Bielsa quase foi morto por engano
Tales Torraga
Houve um tempo em que parecia ser necessária uma dose de loucura para treinar a seleção argentina. A lista de nomes – hoje – assusta. Mas o país se acostumou com as mais diversas esquisitices entre 1983 e 2004, quando a azul e branca foi comandada por Carlos Bilardo, Alfio Coco Basile, Daniel Passarella e Loco Bielsa.
Bilardo nega até hoje, mas entrou para a história pela ''água batizada'' dada a Branco na Copa de 1990. Basile bebia e fumava com os jogadores abertamente, e Passarella chegou para pôr ordem no pedaço com seu famoso autoritarismo: proibiu homossexuais, brincos, tiaras e cabelos compridos na seleção.
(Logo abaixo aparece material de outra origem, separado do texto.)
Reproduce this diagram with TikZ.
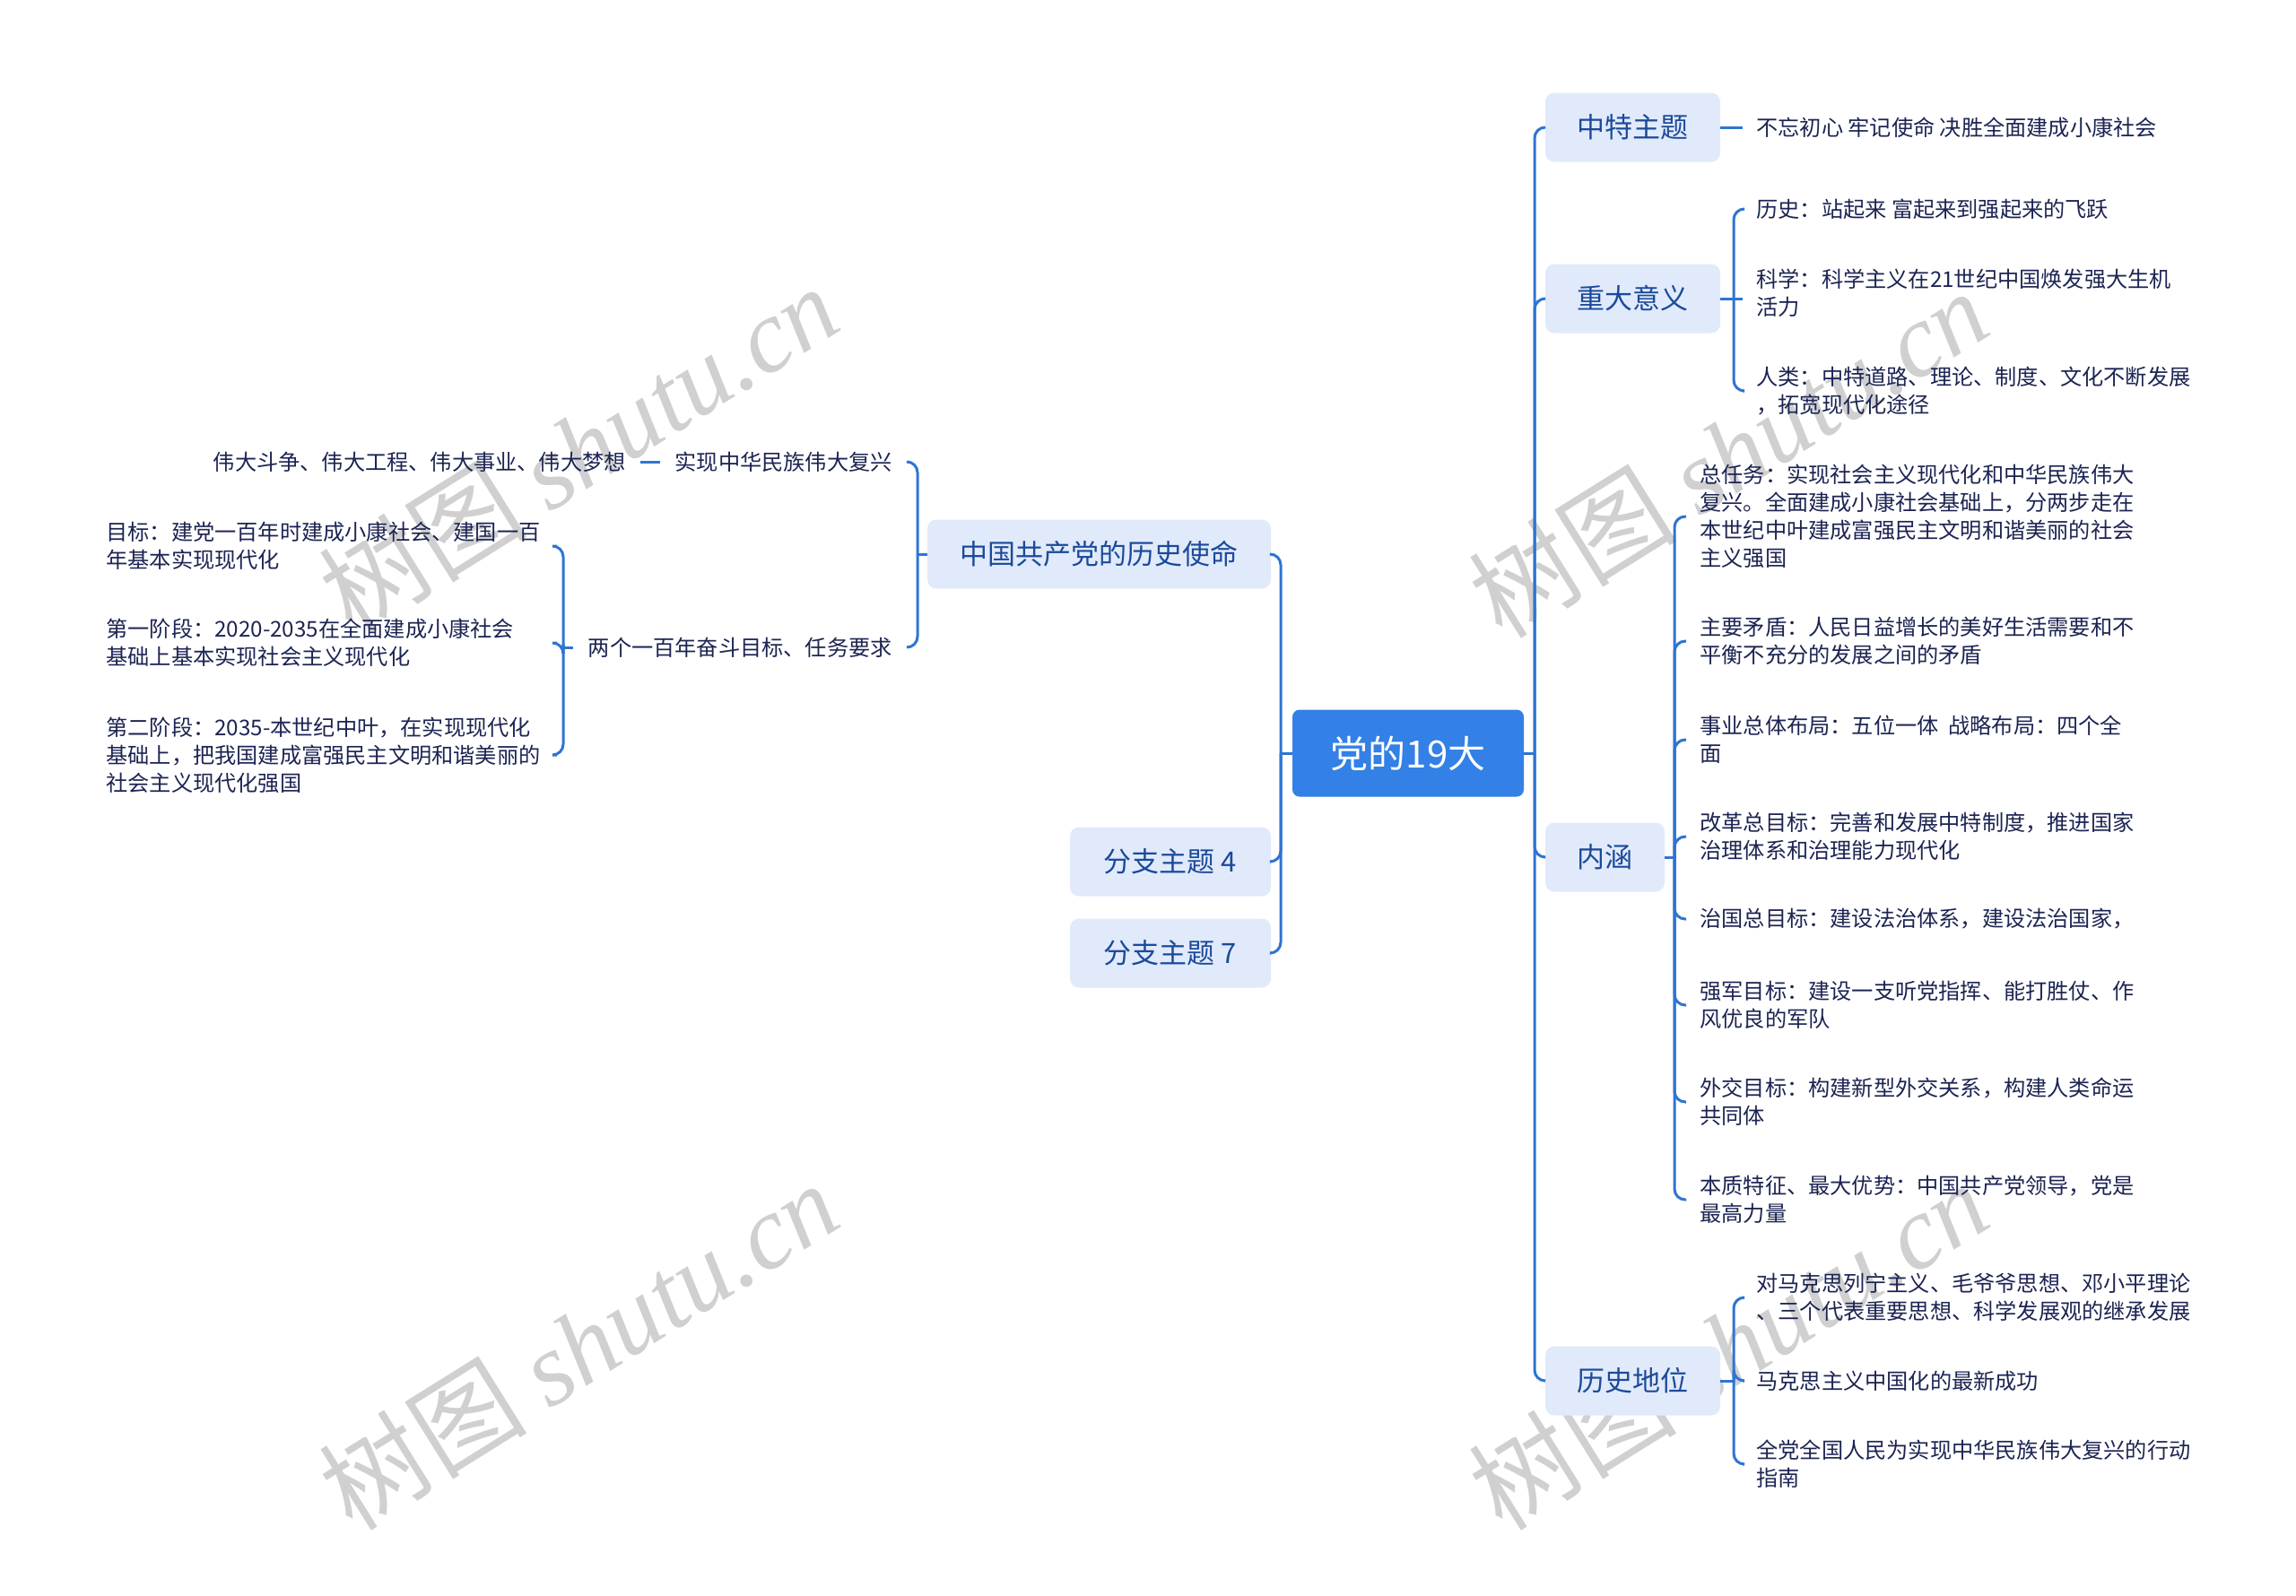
\documentclass[tikz,border=0pt]{standalone}
\usepackage{fontspec}
\setmainfont{Noto Sans CJK SC}
\newfontfamily\wmlatin{Liberation Serif}
\definecolor{lineblue}{HTML}{2F74D3}
\definecolor{rootblue}{HTML}{3380E6}
\definecolor{boxfill}{HTML}{E1EAFB}
\definecolor{maintext}{HTML}{1B4A9A}
\definecolor{childtext}{HTML}{1C2452}
\definecolor{wmgray}{HTML}{D0D0D0}
\begin{document}
\begin{tikzpicture}[x=0.5pt,y=-0.5pt,
  conn/.style={draw=lineblue, line width=1.5pt, rounded corners=6pt},
  rootbox/.style={fill=rootblue, rounded corners=4pt, text=white, font=\fontsize{21}{25}\selectfont, minimum width=129pt, minimum height=48.5pt, inner sep=0pt},
  mainbox/.style={fill=boxfill, rounded corners=5pt, text=maintext, font=\fontsize{15.5}{19}\selectfont, minimum height=38.5pt, inner sep=0pt},
  leaf/.style={text=childtext, font=\fontsize{12.1}{15.5}\selectfont, align=left, inner ysep=0pt, inner xsep=7.5pt},
  leftleaf/.style={leaf, inner xsep=6pt, text width=245pt},
  midleaf/.style={leaf, inner xsep=8pt},
  wm/.style={text=wmgray, rotate=32, font=\fontsize{58}{64}\selectfont}
]
\useasboundingbox (0,0) rectangle (2560,1779);

% watermarks
\node[wm] (wm1) at (645,500) {树图 {\wmlatin\itshape shutu.cn}};
\node[wm] (wm2) at (645,1500) {树图 {\wmlatin\itshape shutu.cn}};
\node[wm] (wm3) at (1927,505) {树图 {\wmlatin\itshape shutu.cn}};
\node[wm] (wm4) at (1927,1500) {树图 {\wmlatin\itshape shutu.cn}};

% root
\node[rootbox] (root) at (1570,840) {党的19大};
\coordinate (jR) at (1711,840);
\coordinate (jL) at (1428,840);

% right main branches
\node[mainbox, minimum width=97.5pt] (zt) at (1820.5,142) {中特主题};
\node[mainbox, minimum width=97.5pt] (zd) at (1820.5,333) {重大意义};
\node[mainbox, minimum width=66.5pt] (nh) at (1789.5,956) {内涵};
\node[mainbox, minimum width=97.5pt] (ls) at (1820.5,1540) {历史地位};

% left main branches
\node[mainbox, minimum width=191.5pt] (sm) at (1225.5,618) {中国共产党的历史使命};
\node[mainbox, minimum width=112pt] (b4) at (1305,961) {分支主题 4};
\node[mainbox, minimum width=112pt] (b7) at (1305,1063) {分支主题 7};

% right leaves
\node[leaf, anchor=west] (t1) at (1943,142) {不忘初心 牢记使命 决胜全面建成小康社会};
\node[leaf, anchor=west] (z1) at (1943,233) {历史：站起来 富起来到强起来的飞跃};
\node[leaf, anchor=west] (z2) at (1943,327) {科学：科学主义在21世纪中国焕发强大生机\\活力};
\node[leaf, anchor=west] (z3) at (1943,436) {人类：中特道路、理论、制度、文化不断发展\\，拓宽现代化途径};

\node[leaf, anchor=west] (n1) at (1880,576) {总任务：实现社会主义现代化和中华民族伟大\\复兴。全面建成小康社会基础上，分两步走在\\本世纪中叶建成富强民主文明和谐美丽的社会\\主义强国};
\node[leaf, anchor=west] (n2) at (1880,715) {主要矛盾：人民日益增长的美好生活需要和不\\平衡不充分的发展之间的矛盾};
\node[leaf, anchor=west] (n3) at (1880,825) {事业总体布局：五位一体\ \ 战略布局：四个全\\面};
\node[leaf, anchor=west] (n4) at (1880,933) {改革总目标：完善和发展中特制度，推进国家\\治理体系和治理能力现代化};
\node[leaf, anchor=west] (n5) at (1880,1025) {治国总目标：建设法治体系，建设法治国家，};
\node[leaf, anchor=west] (n6) at (1880,1121) {强军目标：建设一支听党指挥、能打胜仗、作\\风优良的军队};
\node[leaf, anchor=west] (n7) at (1880,1229) {外交目标：构建新型外交关系，构建人类命运\\共同体};
\node[leaf, anchor=west] (n8) at (1880,1338) {本质特征、最大优势：中国共产党领导，党是\\最高力量};

\node[leaf, anchor=west] (h1) at (1943,1447) {对马克思列宁主义、毛爷爷思想、邓小平理论\\、三个代表重要思想、科学发展观的继承发展};
\node[leaf, anchor=west] (h2) at (1943,1540) {马克思主义中国化的最新成功};
\node[leaf, anchor=west] (h3) at (1943,1633) {全党全国人民为实现中华民族伟大复兴的行动\\指南};

% left leaves
\node[midleaf, anchor=east] (sx) at (1011,515) {实现中华民族伟大复兴};
\node[midleaf, anchor=east] (wd) at (714,515) {伟大斗争、伟大工程、伟大事业、伟大梦想};
\node[midleaf, anchor=east] (lg) at (1011,722) {两个一百年奋斗目标、任务要求};
\node[leftleaf, anchor=west] (l1) at (106,609) {目标：建党一百年时建成小康社会、建国一百\\年基本实现现代化};
\node[leftleaf, anchor=west] (l2) at (106,717) {第一阶段：2020-2035在全面建成小康社会\\基础上基本实现社会主义现代化};
\node[leftleaf, anchor=west] (l3) at (106,842) {第二阶段：2035-本世纪中叶，在实现现代化\\基础上，把我国建成富强民主文明和谐美丽的\\社会主义现代化强国};

% junctions
\coordinate (jZ) at (1933,333);
\coordinate (jN) at (1867,956);
\coordinate (jH) at (1933,1540);
\coordinate (jS) at (1023,618);
\coordinate (jG) at (628,718);

% root connectors
\draw[conn] (root.east) -- (jR);
\draw[conn] (root.west) -- (jL);
\foreach \c in {zt,zd,nh,ls} { \draw[conn] (jR) -- (jR |- \c.west) -- (\c.west); }
\foreach \c in {sm,b4,b7} { \draw[conn] (jL) -- (jL |- \c.east) -- (\c.east); }

% right sub connectors
\draw[conn] (zt.east) -- (t1.west);
\draw[conn] (zd.east) -- (jZ);
\foreach \c in {z1,z3} { \draw[conn] (jZ) -- (jZ |- \c.west) -- (\c.west); }
\draw[conn] (jZ) -- (jZ -| z2.west);
\draw[conn] (nh.east) -- (jN);
\foreach \c in {n1,n2,n3,n4,n5,n6,n7,n8} { \draw[conn] (jN) -- (jN |- \c.west) -- (\c.west); }
\draw[conn] (ls.east) -- (jH);
\foreach \c in {h1,h2,h3} { \draw[conn] (jH) -- (jH |- \c.west) -- (\c.west); }

% left sub connectors
\draw[conn] (sm.west) -- (jS);
\foreach \c in {sx,lg} { \draw[conn] (jS) -- (jS |- \c.east) -- (\c.east); }
\draw[conn] (sx.west) -- (wd.east);
\draw[conn] (lg.west) -- (lg.west -| jG);
\foreach \c in {l1,l2,l3} { \draw[conn] (jG) -- (jG |- \c.east) -- (\c.east); }
\end{tikzpicture}
\end{document}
E para consertar as bizarrices do Kaiser, a Argentina escalou ninguém menos que Marcelo ''El Loco'' Bielsa, que já rendeu muitos livros sobre seus inúmeros causos.
Uma dessas situações inusitadas foi contada ao blog por Pablo Cavallero, goleiro da Argentina na Copa de 2002. Cavallero está com 43 anos e trabalha como diretor de futebol no Vélez. Ele conviveu com Bielsa como poucos. Seu relato é imperdível:
''Bielsa era um técnico muito intenso. Ele tinha argumento para tudo, sabia de tudo, era uma enciclopédia ambulante. Mas cansava demais.
A preparação para a Copa de 2002 foi assim: cansativa. Bielsa pensava em futebol 24 horas por dia. A gente dormia e ele não conseguia dormir, e uma forma de Marcelo relaxar passou a ser caminhar e correr ao redor da concentração. Estávamos em Ezeiza [perto do aeroporto internacional de Buenos Aires], em uma área com muita natureza, com muitas árvores.
Estava escuro, e o prédio de Ezeiza, claro, tinha muita segurança, muitos carros de polícia, aquilo que é perfeitamente possível imaginar em uma situação assim. Era um dos primeiros dias em que Marcelo havia começado a correr e andar. Ele fazia isso sempre com fones de ouvido, sempre escutando palestras ou preleções de futebol. Mas a polícia, claro, estranhou ver alguém no meio das árvores de madrugada. Falavam com ele, e ele não escutava porque estava com os fones. Quando os policiais chegaram para atirar, jogando a luz na cara dele, Marcelo correu para trás de uma árvore, gritando 'por favor, sou o Bielsa, não disparem'.
No dia seguinte, demos risada. Mas vendo hoje, por pouco não perdemos o técnico às vésperas de uma Copa do Mundo por uma tragédia impensada. Que loucura.''
A Argentina terminou a Eliminatória de 2001 com a então melhor campanha da história – 12 pontos de vantagem para o segundo colocado (o Equador) e 13 a mais que o Brasil. Mas Batistuta, Simeone, Ortega, Crespo, Gallardo e companhia foram eliminados ainda na primeira fase da Copa do Mundo do ano seguinte, ganhando da Nigéria, empatando com a Suécia e perdendo para a Inglaterra.